MAY 2008—Article in Columbia University's Journal of International Affairs Explores Prospects for Cooperation, Conflict Over Water

"There is considerable conflict over water, but it is not necessarily where politicians, journalists, or advocates suggest we should expect it. Countries have historically been quick to rattle their sabers over water, but they have nevertheless been content to keep them sheathed," write ECSP Director Geoff Dabelko and ECSP Program Assistant Karin Bencala in "Water Wars: Obscuring Opportunities," published in the Spring/Summer 2008 issue of Columbia University's Journal of International Affairs (JIA).

Dabelko and Bencala explain that the same water interdependencies that can make water a matter of high politics can also lead nations to avoid actual conflict and instead seek to cooperate. Joint water basin management initiatives such as the Nile Basin Initiative can help prevent conflict between states even when they are framed as development efforts. Transparent, equitable water management can also be critical to ending conflict and to preserving a fragile post-conflict peace.

Dabelko and Bencala do not discount water's potential to cause conflict, however, especially at the local level. Long-term drought and desertification are part of the causal mix in several of East Africa's conflicts. Large dams and water diversion projects have displaced tens of millions of people over the last century. Water pollution in China (coupled with SMS cell phone technology) has generated overnight demonstrations with tens of thousands of protesters.
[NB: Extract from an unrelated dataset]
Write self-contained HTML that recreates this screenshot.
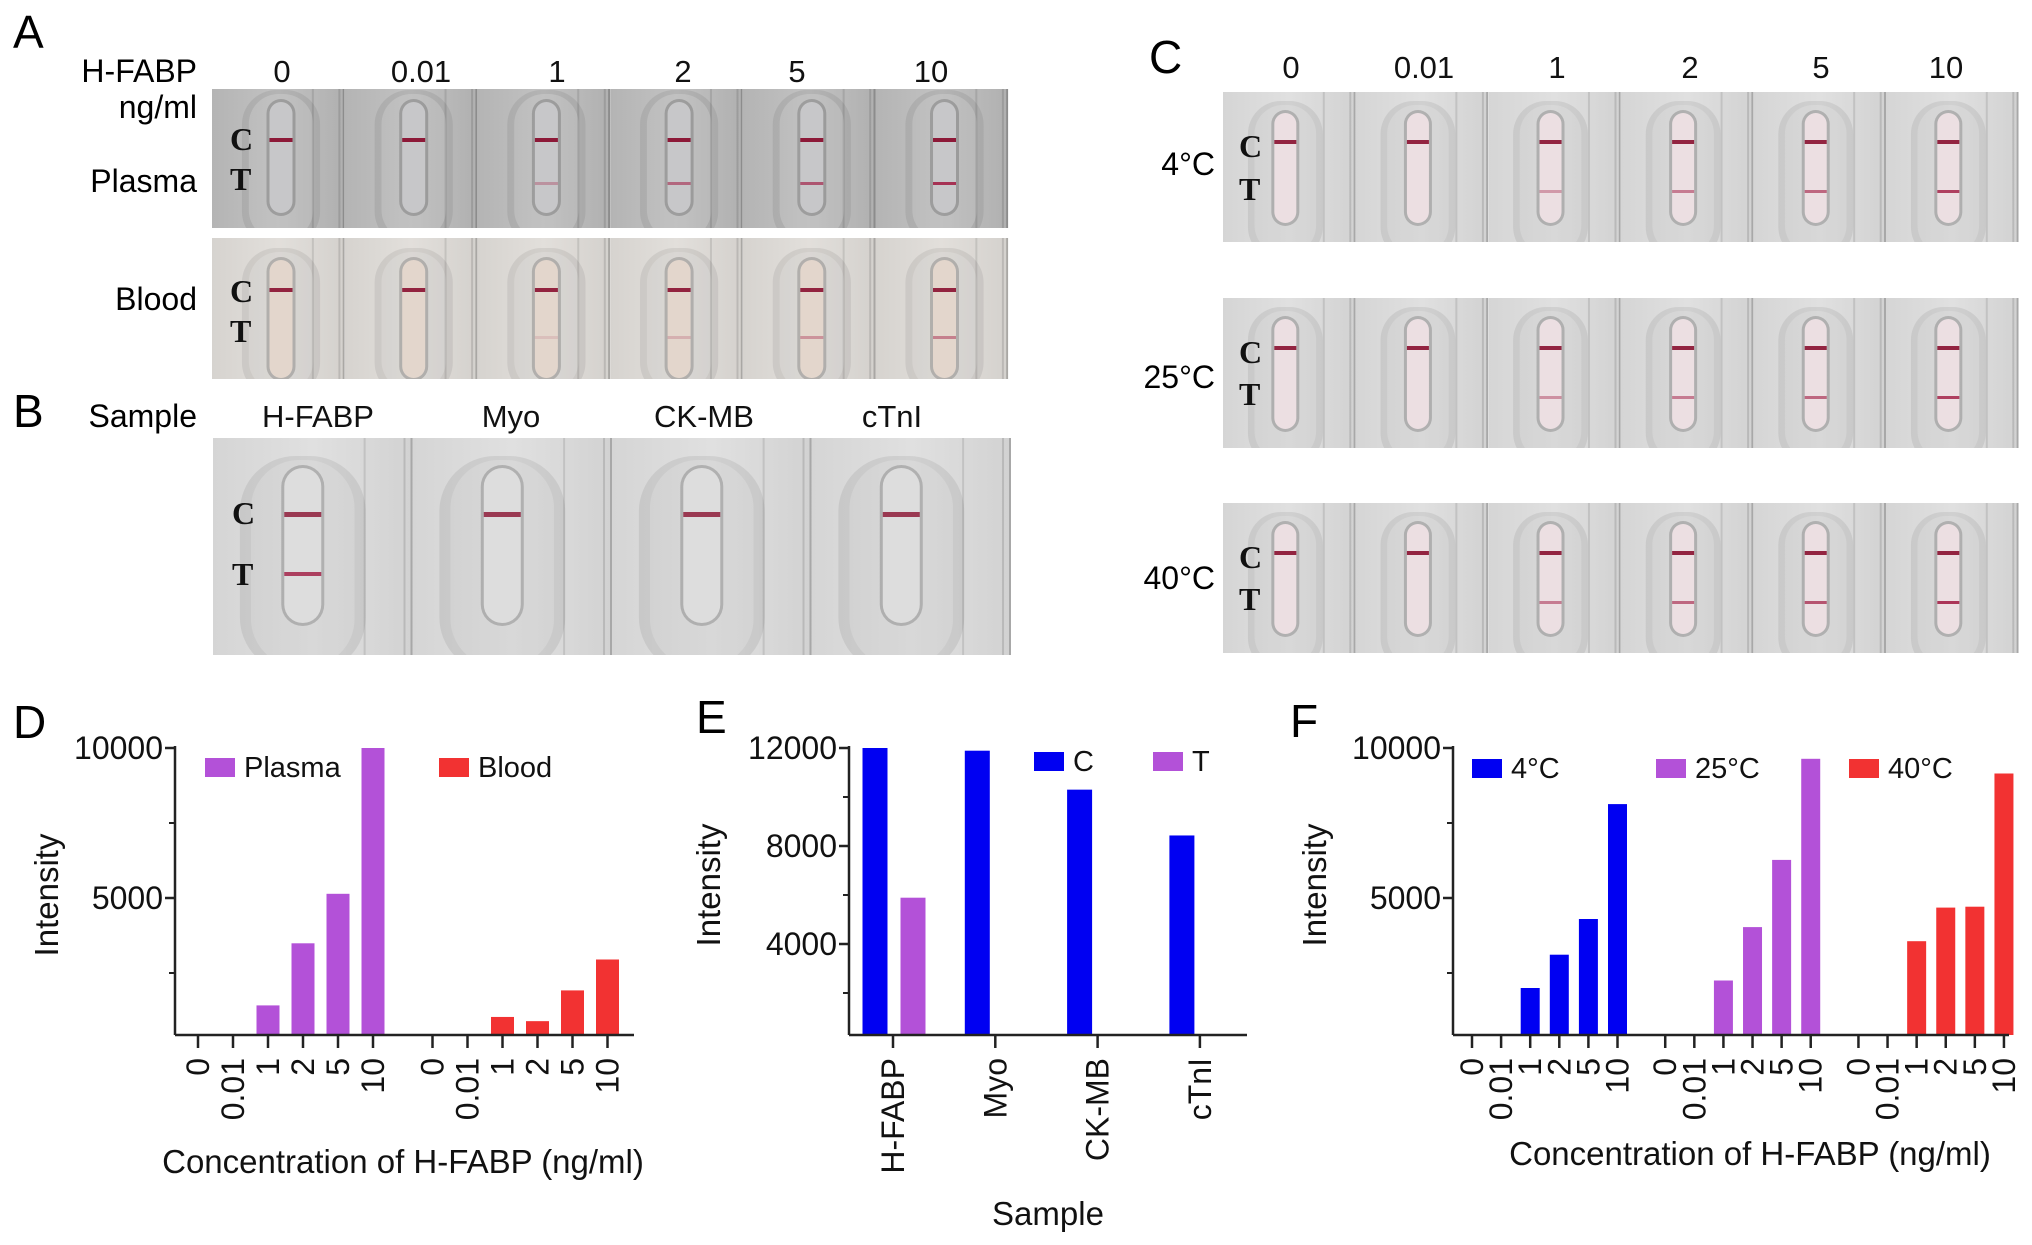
<!DOCTYPE html>
<html><head><meta charset="utf-8">
<style>
html,body{margin:0;padding:0;background:#fff;}
svg{display:block;font-family:"Liberation Sans",Arial,sans-serif;}
.serif{font-family:"Liberation Serif",serif;font-weight:bold;}
</style></head>
<body>
<svg id="fig" xmlns="http://www.w3.org/2000/svg" width="2032" height="1245" viewBox="0 0 2032 1245">
<defs id="defs">
<linearGradient id="gPlasma" x1="0" x2="1" y1="0" y2="0"><stop offset="0" stop-color="#b4b4b4"/><stop offset="0.5" stop-color="#c2c2c2"/><stop offset="1" stop-color="#b0b0b0"/></linearGradient>
<linearGradient id="gBlood" x1="0" x2="1"><stop offset="0" stop-color="#d6d3cf"/><stop offset="0.5" stop-color="#e2dfdb"/><stop offset="1" stop-color="#d4d1cd"/></linearGradient>
<linearGradient id="gLight" x1="0" x2="1"><stop offset="0" stop-color="#d5d5d5"/><stop offset="0.5" stop-color="#e0e0e0"/><stop offset="1" stop-color="#d2d2d2"/></linearGradient>
</defs>
<g id="strips"></g>
<g id="texts">
<text x="13" y="48" font-size="46">A</text>
<text x="197" y="82" font-size="32" text-anchor="end">H-FABP</text>
<text x="197" y="118" font-size="32" text-anchor="end">ng/ml</text>
<text x="197" y="192" font-size="32" text-anchor="end">Plasma</text>
<text x="197" y="310" font-size="32" text-anchor="end">Blood</text>
<text x="13" y="427" font-size="46">B</text>
<text x="197" y="427" font-size="32" text-anchor="end">Sample</text>
<text x="1149" y="73" font-size="46">C</text>
<text x="1215" y="175" font-size="32" text-anchor="end">4°C</text>
<text x="1215" y="388" font-size="32" text-anchor="end">25°C</text>
<text x="1215" y="589" font-size="32" text-anchor="end">40°C</text>
<text x="13" y="738" font-size="46">D</text>
<text x="696" y="733" font-size="46">E</text>
<text x="1290" y="737" font-size="46">F</text>
</g>
<g id="charts"></g>
</svg>
<script>
// ---------- chart data ----------
const concLabels = ['0','0.01','1','2','5','10'];
const dPlasma = [0,0,1420,3490,5140,10000];
const dBlood = [0,0,1035,895,1920,2950];
const eCategories = ['H-FABP','Myo','CK-MB','cTnI'];
const eC = [12000,11890,10300,8430];
const eT = [5890,0,0,0];
const f4C = [0,0,2000,3110,4300,8130];
const f25C = [0,0,2250,4030,6270,9640];
const f40C = [0,0,3560,4680,4710,9150];
const dTicks = [5000,10000];
const dMinor = [2500,7500];
const eTicks = [4000,8000,12000];
const eMinor = [2000,6000,10000];

const NS='http://www.w3.org/2000/svg';
const charts=document.getElementById('charts');
function mk(tag,attrs,parent){const e=document.createElementNS(NS,tag);for(const k in attrs)e.setAttribute(k,attrs[k]);(parent||charts).appendChild(e);return e;}
const PURPLE='#b351d8', RED='#f23232', BLUE='#0000f2';

function yAxis(g,x,yScale,ticks,minor,top,base){
  const ax=mk('line',{x1:x,x2:x,y1:top,y2:base,stroke:'#222','stroke-width':2.5},g);
  
  
  ticks.forEach(v=>{
    const y=yScale(v);
    mk('line',{x1:x-10,x2:x,y1:y,y2:y,stroke:'#222','stroke-width':2.5},g);
    const t=mk('text',{x:x-12,y:y+11,'font-size':32,'text-anchor':'end',fill:'#111'},g);
    t.textContent=v;
    
    
  });
  minor.forEach(v=>{const y=yScale(v);mk('line',{x1:x-6,x2:x,y1:y,y2:y,stroke:'#222','stroke-width':2},g);});
}
function xTickLabel(g,x,y,txt){
  mk('line',{x1:x,x2:x,y1:y-13,y2:y,stroke:'#222','stroke-width':2.5},g);
  const t=mk('text',{x:x+11,y:y+10,'font-size':32,'text-anchor':'end',transform:`rotate(-90 ${x+11} ${y+10})`,fill:'#111'},g);
  t.textContent=txt;
  
  
}
function legend(g,x,y,color,label){
  const r=mk('rect',{x:x,y:y,width:30,height:19,fill:color},g);
  
  
  const t=mk('text',{x:x+39,y:y+19,'font-size':29,fill:'#111'},g);
  t.textContent=label;
  
  
}
function rotLabel(g,x,y,txt,name){
  const t=mk('text',{x:x,y:y,'font-size':33,'text-anchor':'middle',transform:`rotate(-90 ${x} ${y})`,fill:'#111'},g);
  t.textContent=txt;
  
  
}
function label(g,x,y,txt,name,size){
  const t=mk('text',{x:x,y:y,'font-size':size||33,'text-anchor':'middle',fill:'#111'},g);
  t.textContent=txt;
  
  
}
function bar(g,xc,w,yTop,base,color,name){
  const h=Math.max(0,base-yTop);
  const r=mk('rect',{x:xc-w/2,y:base-h,width:w,height:h,fill:color},g);
  
  
}

// ---------- Panel D ----------
(function(){
  const g=mk('g',{});
  
  
  const base=1035, axX=175;
  const y=v=>748+(10000-v)*0.03;
  const x=(grp,i)=>198+(grp*6.7+i)*35;
  yAxis(g,axX,y,dTicks,dMinor,746,base);
  [dPlasma,dBlood].forEach((s,gi)=>s.forEach((v,i)=>bar(g,x(gi,i),23,Math.min(y(v),base),base,gi?RED:PURPLE,gi?'bar-blood':'bar-plasma')));
  mk('line',{x1:axX,x2:634,y1:base,y2:base,stroke:'#222','stroke-width':2.5},g);
  [0,1].forEach(gi=>concLabels.forEach((c,i)=>xTickLabel(g,x(gi,i),base+13,c)));
  legend(g,205,758,PURPLE,'Plasma');
  legend(g,439,758,RED,'Blood');
  rotLabel(g,58,895,'Intensity','y-axis-title');
  label(g,403,1173,'Concentration of H-FABP (ng/ml)','x-axis-title');
})();

// ---------- Panel E ----------
(function(){
  const g=mk('g',{});
  
  
  const base=1035, axX=849;
  const y=v=>748+(12000-v)*0.0245;
  const x=i=>893+i*102.3;
  yAxis(g,axX,y,eTicks,eMinor,746,base);
  eC.forEach((v,i)=>bar(g,x(i)-18,25,y(v),base,BLUE,'bar-c'));
  eT.forEach((v,i)=>bar(g,x(i)+20,25,Math.min(y(v),base),base,PURPLE,'bar-t'));
  mk('line',{x1:axX,x2:1247,y1:base,y2:base,stroke:'#222','stroke-width':2.5},g);
  eCategories.forEach((c,i)=>xTickLabel(g,x(i),base+13,c));
  legend(g,1034,752,BLUE,'C');
  legend(g,1153,752,PURPLE,'T');
  rotLabel(g,720,885,'Intensity','y-axis-title');
  label(g,1048,1225,'Sample','x-axis-title');
})();

// ---------- Panel F ----------
(function(){
  const g=mk('g',{});
  
  
  const base=1035, axX=1453;
  const y=v=>748+(10000-v)*0.03;
  const x=(grp,i)=>1472+(grp*6.64+i)*29.1;
  yAxis(g,axX,y,dTicks,dMinor,746,base);
  [f4C,f25C,f40C].forEach((s,gi)=>s.forEach((v,i)=>bar(g,x(gi,i),19,Math.min(y(v),base),base,[BLUE,PURPLE,RED][gi],['bar-4c','bar-25c','bar-40c'][gi])));
  mk('line',{x1:axX,x2:2009,y1:base,y2:base,stroke:'#222','stroke-width':2.5},g);
  [0,1,2].forEach(gi=>concLabels.forEach((c,i)=>xTickLabel(g,x(gi,i),base+13,c)));
  legend(g,1472,759,BLUE,'4°C');
  legend(g,1656,759,PURPLE,'25°C');
  legend(g,1849,759,RED,'40°C');
  rotLabel(g,1326,885,'Intensity','y-axis-title');
  label(g,1750,1165,'Concentration of H-FABP (ng/ml)','x-axis-title');
})();

// ---------- Test strip photos ----------
const strips=document.getElementById('strips');
const defs=document.getElementById('defs');
let clipN=0;
function sk(tag,attrs,parent){return mk(tag,attrs,parent||strips);}
function cell(x,y,w,h,fill,winFill,win,cInt,tInt){
  const id='clip'+(clipN++);
  const cp=mk('clipPath',{id:id},defs);
  mk('rect',{x:x,y:y,width:w,height:h},cp);
  const g=sk('g',{'clip-path':`url(#${id})`});
  
  
  sk('rect',{x:x,y:y,width:w,height:h,fill:fill},g);
  const cx=x+w*win.cx, ww=win.w;
  sk('rect',{x:cx-ww*1.7,y:y+win.top-12,width:ww*3.4,height:h-win.top+30,rx:ww*1.5,fill:'#000',opacity:0.07},g);
  sk('rect',{x:cx-ww*1.4,y:y+win.top-8,width:ww*2.8,height:h-win.top+20,rx:ww*1.3,fill:'#fff',opacity:0.18},g);
  sk('rect',{x:cx-ww/2-3,y:y+win.top-3,width:ww+6,height:win.h+6,rx:ww/2+3,fill:'#000',opacity:0.18},g);
  sk('rect',{x:cx-ww/2,y:y+win.top,width:ww,height:win.h,rx:ww/2,fill:winFill},g);
  sk('line',{x1:x+w*0.76,x2:x+w*0.76,y1:y,y2:y+h,stroke:'#000','stroke-opacity':0.1,'stroke-width':2},g);
  sk('line',{x1:x+w*0.96,x2:x+w*0.96,y1:y,y2:y+h,stroke:'#000','stroke-opacity':0.12,'stroke-width':2},g);
  sk('line',{x1:x+w-1,x2:x+w-1,y1:y,y2:y+h,stroke:'#000','stroke-opacity':0.2,'stroke-width':2},g);
  sk('rect',{x:cx-ww/2,y:y+win.c-2,width:ww,height:win.lh,fill:'#8a1030',opacity:cInt},g);
  if(tInt>0) sk('rect',{x:cx-ww/2,y:y+win.t-2,width:ww,height:win.lh-1,fill:'#a01840',opacity:tInt},g);
}
const aT_plasma=[0,0,0.3,0.55,0.65,0.85], aT_blood=[0,0,0.12,0.2,0.35,0.45];
const winA={cx:0.52,w:23,top:13,h:111,c:51,t:95,lh:4};
for(let i=0;i<6;i++){
  cell(212+i*132.7,89,132.7,139,'url(#gPlasma)','#c7c7c9',winA,0.95,aT_plasma[i]);
  cell(212+i*132.7,238,132.7,141,'url(#gBlood)','#e3d6cc',{cx:0.52,w:23,top:22,h:118,c:52,t:100,lh:4},0.9,aT_blood[i]);
}
const bT=[0.8,0,0,0];
for(let i=0;i<4;i++) cell(213+i*199.5,438,199.5,217,'url(#gLight)','#dddddd',{cx:0.45,w:37,top:30,h:155,c:76,t:136,lh:5},0.8,bT[i]);
const cT=[[0,0,0.35,0.5,0.6,0.8],[0,0,0.4,0.5,0.6,0.8],[0,0,0.5,0.6,0.7,0.85]];
const rowY=[92,298,503];
for(let r=0;r<3;r++) for(let i=0;i<6;i++)
  cell(1223+i*132.6,rowY[r],132.6,150,'url(#gLight)','#ecdfe2',{cx:0.47,w:22,top:21,h:110,c:50,t:100,lh:4},0.9,cT[r][i]);

const hdrA=[282,421,557,683,797,931];
concLabels.forEach((c,i)=>{const t=mk('text',{x:hdrA[i],y:82,'font-size':31,'text-anchor':'middle',fill:'#111'},strips);t.textContent=c;
  
  });
const hdrC=[1291,1424,1557,1690,1821,1946];
concLabels.forEach((c,i)=>{const t=mk('text',{x:hdrC[i],y:78,'font-size':31,'text-anchor':'middle',fill:'#111'},strips);t.textContent=c;
  
  });
const hdrB=[318,511,704,892];
eCategories.forEach((c,i)=>{const t=mk('text',{x:hdrB[i],y:427,'font-size':31,'text-anchor':'middle',fill:'#111'},strips);t.textContent=c;
  
  });
const ctPos=[[230,150,190],[230,302,342],[232,524,585],[1239,157,200],[1239,363,405],[1239,568,610]];
ctPos.forEach(p=>{
  const c=mk('text',{x:p[0],y:p[1],'font-size':32,class:'serif',fill:'#111'},strips);c.textContent='C';
  
  
  const t=mk('text',{x:p[0],y:p[2],'font-size':32,class:'serif',fill:'#111'},strips);t.textContent='T';
  
  
});
</script>
</body></html>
In arid parts of the developing world, women and girls must often walk long distances to collect water, and they are sometimes subjected to sexual violence on these journeys.

The Spring/Summer 2008 issue of the JIA, entitled "Water: A Global Challenge," features numerous contributors, including Aaron Wolf on water management and spirituality, Saleem Ali on the water politics of South Asia, Ashok Swain on the Nile Basin Initiative, and Marwa Daoudy on Israel and Syria's negotiations over the Golan Heights.